One of the sentences captured in this film that keeps on ringing in my ear is “…music is a spiritual language and it represents the people of planet earth.” In the world of practising shamanism, working with the sacred plant-medicine ayahuasca, they use what is known as an ícaro during scared healing ceremonies, which are melodies that are given to indoctrinated shamans from plant spirits that are then sung by the shaman to help guide the struggling participants through the spirit world. The Peruvian artist and shaman Pablo Cesar Amerigo (1938) was reported to have said “ [the ícaro] is the sound of the universe — the planets, stars, comets and supernovas”.
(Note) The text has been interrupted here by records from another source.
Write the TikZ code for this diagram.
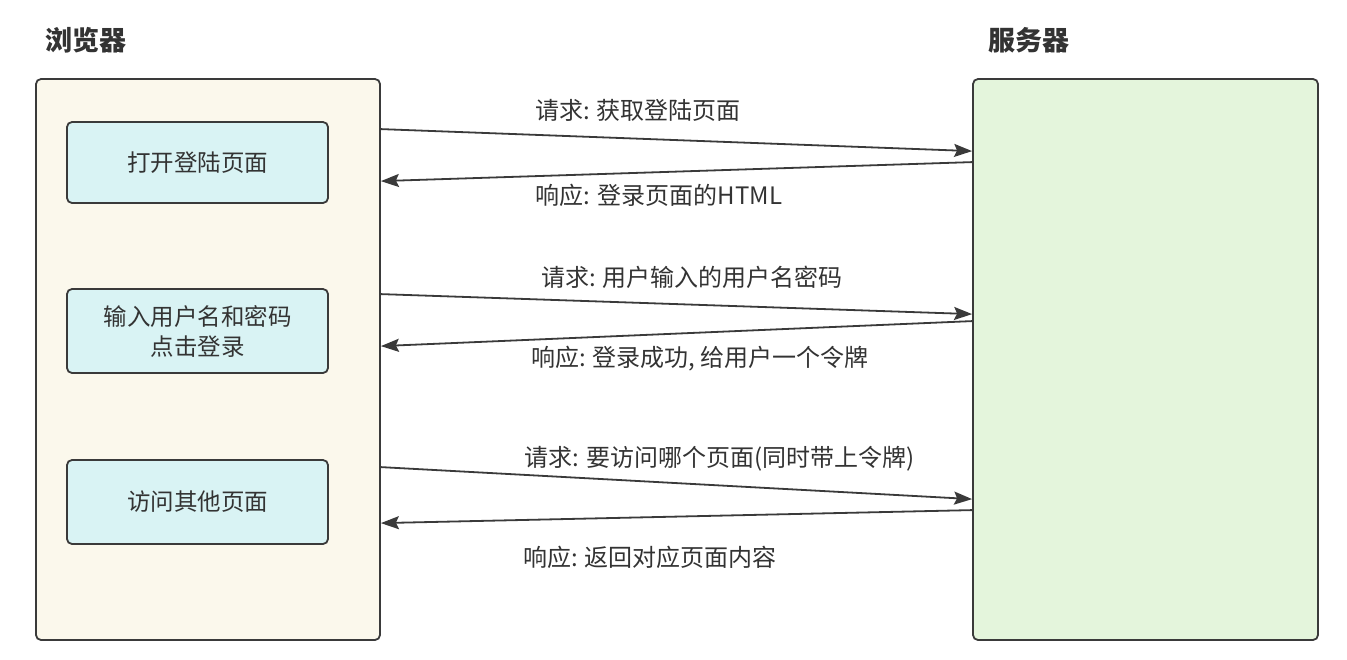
\documentclass[tikz,border=0pt]{standalone}
\usepackage{fontspec}
\setmainfont{Noto Sans CJK SC}
\usetikzlibrary{arrows.meta}
\definecolor{edgec}{HTML}{3A3A3A}
\definecolor{txt}{HTML}{333333}
\definecolor{cream}{HTML}{FBF8EC}
\definecolor{greenf}{HTML}{E4F5DC}
\definecolor{cyanf}{HTML}{D9F3F4}
\begin{document}
\begin{tikzpicture}[x=1pt,y=-1pt,
  panel/.style={draw=edgec, line width=1.8pt, rounded corners=5pt, inner sep=0pt},
  stepbox/.style={draw=edgec, line width=1.8pt, rounded corners=5pt, fill=cyanf,
     minimum width=261pt, text=txt, font=\fontsize{23.5}{30}\selectfont, align=center},
  title/.style={text=txt, font=\fontsize{27}{32}\selectfont\bfseries},
  lbl/.style={text=txt, font=\fontsize{24}{28}\selectfont, inner sep=0pt},
  arr/.style={draw=edgec, line width=1.8pt, -{Stealth[length=18pt,width=13pt,inset=3pt]}}]
\useasboundingbox (0,0) rectangle (1347,659);
\fill[white] (0,0) rectangle (1347,659);

\node[title] (tb) at (86,40) {浏览器};
\node[title] (ts) at (1029,40) {服务器};

\node[panel, fill=cream, minimum width=344pt, minimum height=561pt] (browser) at (208,359.5) {};
\node[panel, fill=greenf, minimum width=345pt, minimum height=561pt] (server) at (1145.5,359.5) {};

\node[stepbox, minimum height=81pt] (b1) at (197.5,162.5) {打开登陆页面};
\node[stepbox, minimum height=84pt] (b2) at (197.5,331) {输入用户名和密码\\点击登录};
\node[stepbox, minimum height=84pt] (b3) at (197.5,502) {访问其他页面};

\draw[arr] ([yshift=-51pt]browser.north east) -- ([yshift=-73pt]server.north west);
\draw[arr] ([yshift=-84pt]server.north west) -- ([yshift=-103pt]browser.north east);
\draw[arr] ([yshift=-216pt]browser.north east) -- ([yshift=-236pt]server.north west);
\draw[arr] ([yshift=-243pt]server.north west) -- ([yshift=-268pt]browser.north east);
\draw[arr] ([yshift=-389pt]browser.north east) -- ([yshift=-421pt]server.north west);
\draw[arr] ([yshift=-432pt]server.north west) -- ([yshift=-445pt]browser.north east);

\node[lbl] (l1) at (638,110) {请求: 获取登陆页面};
\node[lbl] (l2) at (659,195) {响应: 登录页面的HTML};
\node[lbl] (l3) at (692,277) {请求: 用户输入的用户名密码};
\node[lbl] (l4) at (700,359) {响应: 登录成功, 给用户一个令牌};
\node[lbl] (l5) at (720,459) {请求: 要访问哪个页面(同时带上令牌)};
\node[lbl] (l6) at (650,557) {响应: 返回对应页面内容};
\end{tikzpicture}
\end{document}
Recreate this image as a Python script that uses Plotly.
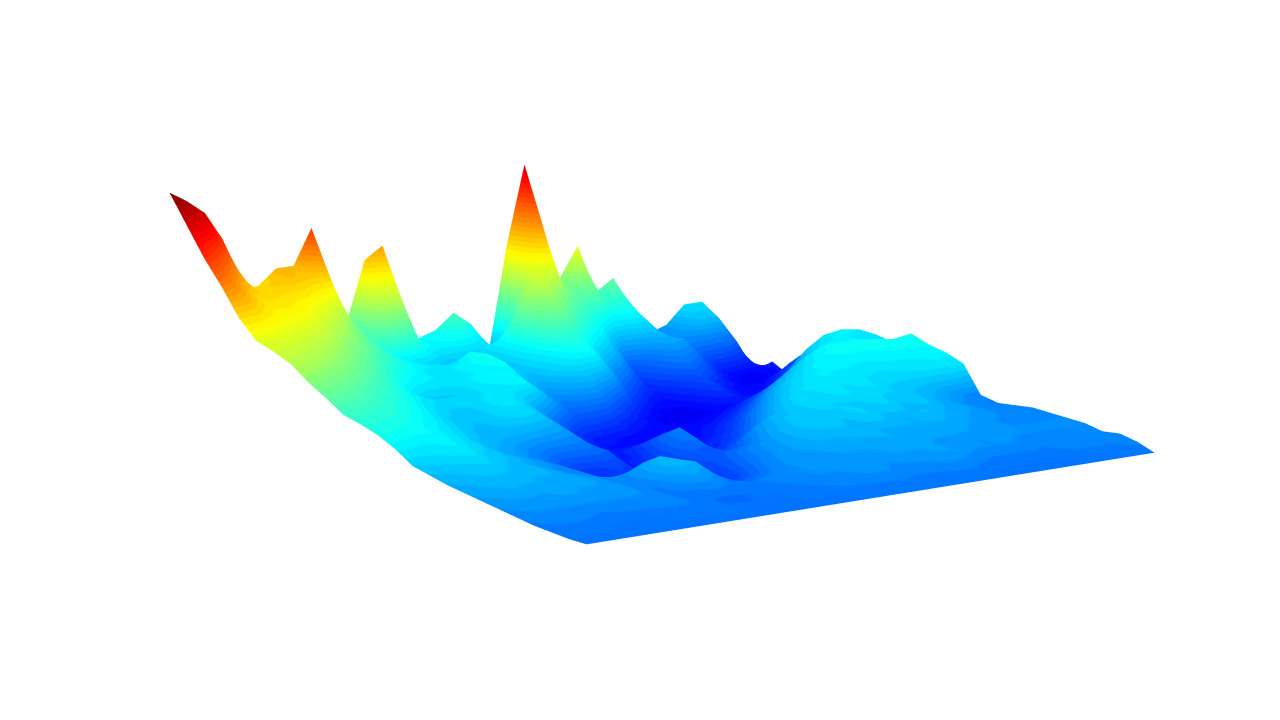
import plotly.graph_objects as go

z_row00 = [.22]*33
z_row01 = [.22,.22,.22,.22,.22,.22,.22,.22,.22,.22,.22,.22,.22,.22,.22,.22,.23,.23,.23,.23,.23,.23,.23,.23,.22,.22,.22,.22,.22,.23,.23,.23,.24]
z_row02 = [.225,.23,.23,.22,.22,.22,.22,.23,.23,.23,.22,.22,.22,.22,.23,.23,.24,.24,.25,.25,.24,.24,.25,.25,.24,.23,.23,.23,.23,.24,.24,.24,.25]
z_row03 = [.23,.24,.24,.24,.23,.24,.24,.24,.24,.23,.22,.21,.22,.23,.23,.24,.25,.25,.26,.26,.25,.26,.26,.27,.26,.25,.25,.25,.24,.24,.24,.25,.24]
z_row04 = [.24,.25,.25,.25,.25,.25,.25,.25,.24,.23,.23,.24,.23,.23,.24,.25,.25,.26,.26,.26,.26,.27,.27,.27,.26,.26,.25,.26,.25,.25,.25,.25,.25]
z_row05 = [.25,.26,.26,.26,.27,.26,.26,.26,.24,.23,.26,.27,.25,.22,.21,.23,.25,.26,.26,.27,.27,.27,.28,.28,.27,.27,.27,.26,.26,.25,.25,.25,.25]
z_row06 = [.26,.27,.28,.27,.28,.27,.27,.26,.24,.25,.28,.29,.28,.23,.19,.20,.24,.26,.27,.28,.28,.29,.29,.27,.28,.28,.28,.27,.26,.25,.24,.24,.25]
z_row07 = [.27,.28,.29,.29,.28,.28,.27,.26,.24,.25,.27,.29,.27,.22,.17,.17,.22,.25,.27,.29,.30,.30,.29,.31,.29,.28,.30,.28,.27,.26,.25,.24,.25]
z_row08 = [.28,.29,.30,.30,.29,.29,.27,.25,.24,.20,.22,.25,.24,.20,.16,.16,.20,.24,.26,.29,.31,.31,.30,.32,.30,.31,.29,.30,.28,.27,.25,.24,.24]
z_row09 = [.295,.30,.31,.32,.30,.29,.27,.25,.24,.20,.15,.18,.20,.18,.15,.17,.19,.21,.23,.27,.30,.30,.32,.31,.31,.33,.30,.31,.29,.27,.25,.24,.23]
z_row10 = [.31,.32,.33,.34,.31,.30,.28,.26,.24,.20,.14,.13,.17,.16,.14,.18,.20,.19,.19,.24,.28,.30,.33,.32,.34,.32,.33,.31,.30,.29,.27,.25,.24]
z_row11 = [.35,.34,.34,.35,.33,.31,.28,.26,.24,.21,.17,.16,.18,.17,.13,.18,.22,.22,.16,.18,.22,.27,.31,.33,.34,.33,.34,.32,.32,.32,.33,.34,.33]
z_row12 = [.38,.37,.36,.36,.34,.32,.29,.28,.26,.24,.22,.22,.22,.20,.13,.16,.21,.24,.15,.15,.17,.22,.27,.31,.33,.35,.34,.34,.33,.34,.34,.35,.35]
z_row13 = [.40,.39,.38,.37,.35,.33,.31,.29,.29,.29,.28,.27,.25,.20,.14,.13,.18,.20,.14,.13,.15,.17,.22,.27,.31,.33,.36,.35,.35,.35,.36,.36,.36]
z_row14 = [.415,.41,.40,.39,.37,.35,.32,.30,.29,.31,.32,.31,.27,.20,.15,.13,.14,.15,.13,.12,.13,.14,.17,.21,.26,.30,.33,.36,.37,.37,.38,.37,.38]
z_row15 = [.455,.44,.43,.41,.39,.37,.34,.31,.30,.31,.33,.33,.29,.22,.17,.14,.12,.12,.11,.11,.11,.12,.14,.16,.20,.25,.29,.33,.36,.36,.36,.34,.33]
z_row16 = [.49,.48,.46,.44,.41,.39,.36,.33,.31,.31,.33,.34,.32,.27,.22,.17,.14,.13,.12,.11,.11,.11,.12,.13,.15,.18,.22,.26,.30,.34,.35,.34,.34]
z_row17 = [.535,.52,.50,.48,.45,.42,.39,.35,.33,.32,.32,.33,.34,.36,.31,.25,.20,.20,.18,.14,.12,.11,.11,.11,.12,.14,.17,.19,.24,.30,.34,.35,.34]
z_row18 = [.56,.55,.54,.52,.49,.46,.42,.38,.33,.31,.31,.33,.36,.36,.33,.28,.24,.27,.28,.22,.16,.12,.10,.10,.10,.11,.12,.13,.15,.20,.27,.31,.31]
z_row19 = [.58,.58,.57,.55,.53,.50,.46,.42,.38,.35,.34,.34,.34,.35,.37,.30,.28,.32,.36,.36,.28,.18,.13,.10,.10,.13,.17,.13,.11,.12,.17,.24,.28]
z_row20 = [.64,.63,.61,.59,.58,.55,.50,.47,.42,.38,.36,.33,.34,.36,.38,.33,.30,.34,.40,.40,.34,.26,.20,.14,.12,.16,.19,.15,.12,.11,.13,.18,.21]
z_row21 = [.73,.70,.65,.62,.62,.60,.55,.52,.46,.42,.38,.35,.34,.33,.37,.29,.30,.36,.46,.48,.42,.36,.30,.22,.15,.20,.24,.21,.15,.11,.10,.11,.11]
z_row22 = [.81,.77,.70,.64,.64,.63,.62,.58,.51,.46,.40,.36,.33,.32,.28,.27,.29,.38,.52,.56,.50,.43,.39,.30,.19,.23,.28,.27,.20,.14,.11,.10,.14]
z_row23 = [.905,.85,.79,.70,.64,.66,.67,.65,.66,.50,.43,.54,.55,.39,.35,.36,.35,.32,.28,.58,.72,.50,.45,.44,.38,.38,.32,.24,.26,.30,.29,.20,.08]
z_row24 = [1.0,.96,.91,.81,.63,.63,.68,.68,.80,.53,.46,.66,.70,.41,.36,.38,.43,.38,.28,.63,.90,.57,.49,.59,.42,.46,.35,.25,.27,.33,.33,.26,.09]
z_rows = [z_row00,z_row01,z_row02,z_row03,z_row04,z_row05,z_row06,z_row07,z_row08,z_row09,z_row10,z_row11,z_row12,
          z_row13,z_row14,z_row15,z_row16,z_row17,z_row18,z_row19,z_row20,z_row21,z_row22,z_row23,z_row24]

jet_stops = [0,0.11,0.36,0.61,0.86,1]
jet_rgb = [(0,0,127),(0,0,255),(0,255,255),(255,255,0),(255,0,0),(127,0,0)]
def jet(t):
    for k in range(5):
        if t <= jet_stops[k+1]:
            f = (t-jet_stops[k])/(jet_stops[k+1]-jet_stops[k])
            return "rgb(%d,%d,%d)" % tuple(round(a+(b-a)*f) for a,b in zip(jet_rgb[k],jet_rgb[k+1]))
    return "rgb(127,0,0)"
N = 64
scale = []
for i in range(N):
    c = jet((i+0.5)/N)
    scale += [[i/N,c],[(i+1)/N,c]]

fig = go.Figure(go.Surface(z=z_rows, colorscale=scale, cmin=0, cmax=1, showscale=False,
    lighting=dict(ambient=1,diffuse=0,specular=0,fresnel=0,roughness=1)))
ax = dict(visible=False)
fig.update_layout(scene=dict(xaxis=ax, yaxis=ax, zaxis=ax,
    aspectmode="manual", aspectratio=dict(x=2.235,y=2.235,z=0.87),
    camera=dict(eye=dict(x=-2.89,y=-3.935,z=1.1), projection=dict(type="orthographic"))),
    margin=dict(l=44,r=0,t=0,b=34), paper_bgcolor="white")
fig.write_html("out.html")
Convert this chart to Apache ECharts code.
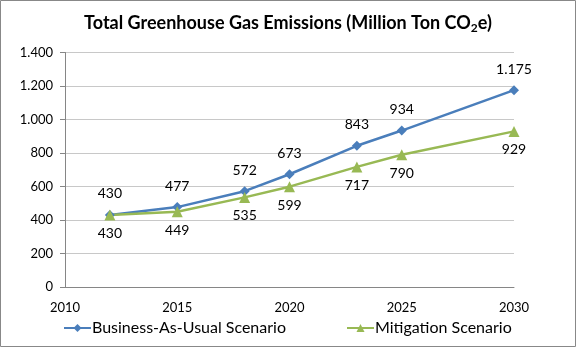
<!DOCTYPE html>
<html><head><meta charset="utf-8">
<script src="https://cdn.jsdelivr.net/npm/echarts@6/dist/echarts.min.js"></script>
<style>html,body{margin:0;padding:0;background:#fff}#c{width:576px;height:347px}</style>
</head><body><div id="c"></div>
<script>
const years = [2012, 2015, 2018, 2020, 2023, 2025, 2030];
const bau = [430, 477, 572, 673, 843, 934, 1175];
const mitigation = [430, 449, 535, 599, 717, 790, 929];
const seriesNames = ['Business-As-Usual Scenario', 'Mitigation Scenario'];
const fmt = v => String(v).replace(/\B(?=(\d{3})+(?!\d))/g, '.');
const font = 'Lato, "Open Sans", sans-serif';
const chart = echarts.init(document.getElementById('c'));
chart.setOption({
  animation: false,
  textStyle: {fontFamily: font},
  title: {
    text: '{t|Total Greenhouse Gas Emissions (Million Ton CO}{s|2}{t|e)}',
    left: 'center', top: 8,
    textStyle: {rich: {
      t: {fontFamily: font, fontWeight: 'bold', fontSize: 18, color: '#000'},
      s: {fontFamily: font, fontWeight: 'bold', fontSize: 12, color: '#000', verticalAlign: 'bottom', padding: [9,0,0,0]}
    }}
  },
  graphic: [{type: 'rect', shape: {x: 0.5, y: 0.5, width: 575, height: 346}, style: {fill: 'none', stroke: '#888', lineWidth: 1}, silent: true}],
  grid: {left: 65, right: 62, top: 52.5, bottom: 60},
  legend: {
    bottom: 6, left: 58, itemGap: 60, itemWidth: 27, itemHeight: 10,
    textStyle: {fontFamily: font, fontSize: 16, color: '#000', padding: [0,0,0,-4]},
    data: seriesNames
  },
  xAxis: {
    type: 'value', min: 2010, max: 2030, interval: 5,
    axisLine: {show: true, lineStyle: {color: '#868686'}},
    axisTick: {show: false},
    splitLine: {show: false},
    axisLabel: {color: '#000', fontSize: 13, fontFamily: font, margin: 14, formatter: v => String(v)}
  },
  yAxis: {
    type: 'value', min: 0, max: 1400, interval: 200,
    axisLine: {show: true, lineStyle: {color: '#868686'}},
    splitLine: {lineStyle: {color: '#c8c8c8'}},
    axisLabel: {color: '#000', fontSize: 13, fontFamily: font, margin: 12, formatter: fmt}
  },
  series: [
    {name: seriesNames[0], type: 'line', data: years.map((y,i)=>[y,bau[i]]),
     symbol: 'diamond', symbolSize: 10, itemStyle: {color: '#4A7EBB'}, lineStyle: {width: 2.5, color: '#4A7EBB'},
     label: {show: true, position: 'top', distance: 9, color: '#000', fontSize: 14, fontFamily: font, formatter: p => fmt(p.value[1])}},
    {name: seriesNames[1], type: 'line', data: years.map((y,i)=>[y,mitigation[i]]),
     symbol: 'triangle', symbolSize: 11, itemStyle: {color: '#98B954'}, lineStyle: {width: 2.5, color: '#98B954'},
     label: {show: true, position: 'bottom', distance: 6, color: '#000', fontSize: 14, fontFamily: font, formatter: p => fmt(p.value[1])}}
  ]
});
</script></body></html>
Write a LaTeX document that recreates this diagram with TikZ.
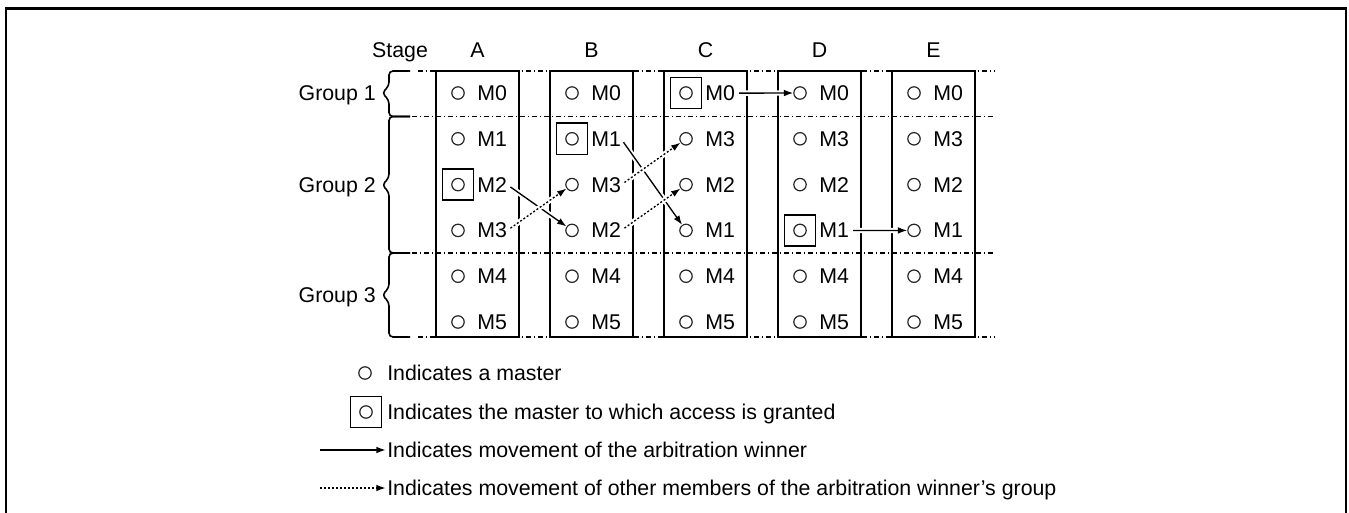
\documentclass[tikz,border=0pt]{standalone}
\usepackage{fontspec}
\setmainfont{Liberation Sans}
\usetikzlibrary{arrows.meta}
\begin{document}
\begin{tikzpicture}[x=0.75pt,y=-0.75pt,
  txt/.style={font=\fontsize{16}{19}\selectfont, inner sep=0pt},
  mlabel/.style={txt, anchor=base west},
  master/.style={circle, draw=black!85, line width=0.9pt, minimum size=9.3pt, inner sep=0pt},
  granted/.style={draw, line width=1.2pt, minimum size=23.5pt, inner sep=0pt},
  colbox/.style={line width=1.5pt},
  sepline/.style={line width=1.1pt, dash pattern=on 4pt off 2pt on 1pt off 2pt},
  halo/.style={preaction={draw=white, line width=4pt, arrows=-, solid}},
  winner/.style={halo, line width=1pt, -{Latex[length=7pt,width=5pt]}},
  follower/.style={halo, line width=1pt, dash pattern=on 1.5pt off 1.5pt, -{Latex[length=7pt,width=5pt]}},
  groupbrace/.style={line width=1.2pt, rounded corners=3pt}
]
\useasboundingbox (0,0) rectangle (1349,513);

% outer frame, open at the bottom
\draw[line width=2.2pt] (6,513) -- (6,8.5) -- (1346,8.5) -- (1346,513);

% group separators
\draw[sepline] (418,71) -- (995,71);
\draw[sepline] (412,116.5) -- (995,116.5);
\draw[sepline] (412,253) -- (995,253);
\draw[sepline] (418,337) -- (995,337);

% group braces
\foreach \t/\m/\b in {71/93/116.5, 116.5/185/253, 253/295/337}
  \draw[groupbrace] (410,\t) -- (389,\t) -- (389,\m-7) -- (382,\m) -- (389,\m+7) -- (389,\b) -- (410,\b);

\node[txt, anchor=base east] (g1) at (376,100.5) {Group 1};
\node[txt, anchor=base east] (g2) at (376,192.5) {Group 2};
\node[txt, anchor=base east] (g3) at (376,302.5) {Group 3};

\node[txt, anchor=base] (stage) at (400,57.5) {Stage};

% stage columns with the master order in each
\foreach \col/\lx/\labs in {A/436/{M0,M1,M2,M3,M4,M5},
                            B/550/{M0,M1,M3,M2,M4,M5},
                            C/664/{M0,M3,M2,M1,M4,M5},
                            D/778/{M0,M3,M2,M1,M4,M5},
                            E/892/{M0,M3,M2,M1,M4,M5}} {
  \node[txt, anchor=base] (s\col) at (\lx+41.5,57.5) {\col};
  \draw[colbox] (\lx,71) rectangle (\lx+83,337);
  \foreach \m [count=\row from 0] in \labs {
    \node[master] (c\col\row) at (\lx+22,93+45.8*\row) {};
    \node[mlabel] (t\col\row) at (\lx+41,100.5+45.8*\row) {\m};
  }
}

% masters granted access
\node[granted] (gA) at (cA2) {};
\node[granted] (gB) at (cB1) {};
\node[granted] (gC) at (cC0) {};
\node[granted] (gD) at (cD3) {};

% movements
\draw[winner, shorten <=3pt] (tA2.east) -- (cB3);
\draw[winner, shorten <=3pt] (tB1.east) -- (cC3);
\draw[winner, shorten <=3pt] (tC0.east) -- (cD0);
\draw[winner, shorten <=3pt] (tD3.east) -- (cE3);
\draw[follower, shorten <=3pt] (tA3.east) -- (cB2);
\draw[follower, shorten <=3pt] (tB2.east) -- (cC1);
\draw[follower, shorten <=3pt] (tB3.east) -- (cC2);

% legend
\node[master] (lc1) at (365,373) {};
\node[mlabel] (lt1) at (387,380.5) {Indicates a master};
\node[master] (lc2) at (366,412) {};
\node[granted] (lg2) at (lc2) {};
\node[mlabel] (lt2) at (387,419.5) {Indicates the master to which access is granted};
\coordinate (la3) at (320,450);
\node[mlabel] (lt3) at (387,457.5) {Indicates movement of the arbitration winner};
\coordinate (la4) at (320,488);
\node[mlabel] (lt4) at (387,495.5) {Indicates movement of other members of the arbitration winner’s group};
\draw[winner, shorten >=1pt] (la3) -- (la3 -| lt3.west);
\draw[follower, shorten >=1pt] (la4) -- (la4 -| lt4.west);
\end{tikzpicture}
\end{document}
Something that you might need to experience your self to truly appreciate, nevertheless there’s a clear correlation between Mr Mystery and these indigenous cultures. When you look at the tin-foil hat wearer group, you can’t say that many of them have had such influence on the wider cultural spectrum as Sun Ra. Saying that one of the most notable things that comes to mind when glancing at the long list of artists that are influenced by Sun Ra is that although he comes from a world of jazz, Sun Ra’s influence on modern artistes doesn’t seem to be a direct musical relationship; more a mindset, a way of being. After all, they say real jazz isn’t like any other “jazz” that came before.

There’s one ride in this life-time and that’s it — well, there’s an infinite amount of after-rides, but there’s one thing for sure: there’ll never be another Sun Ra. We are blessed Robert Mugge spent those two years getting all this on celluloid. If you don’t dig his spiel, keep listening to the music and one day it might click.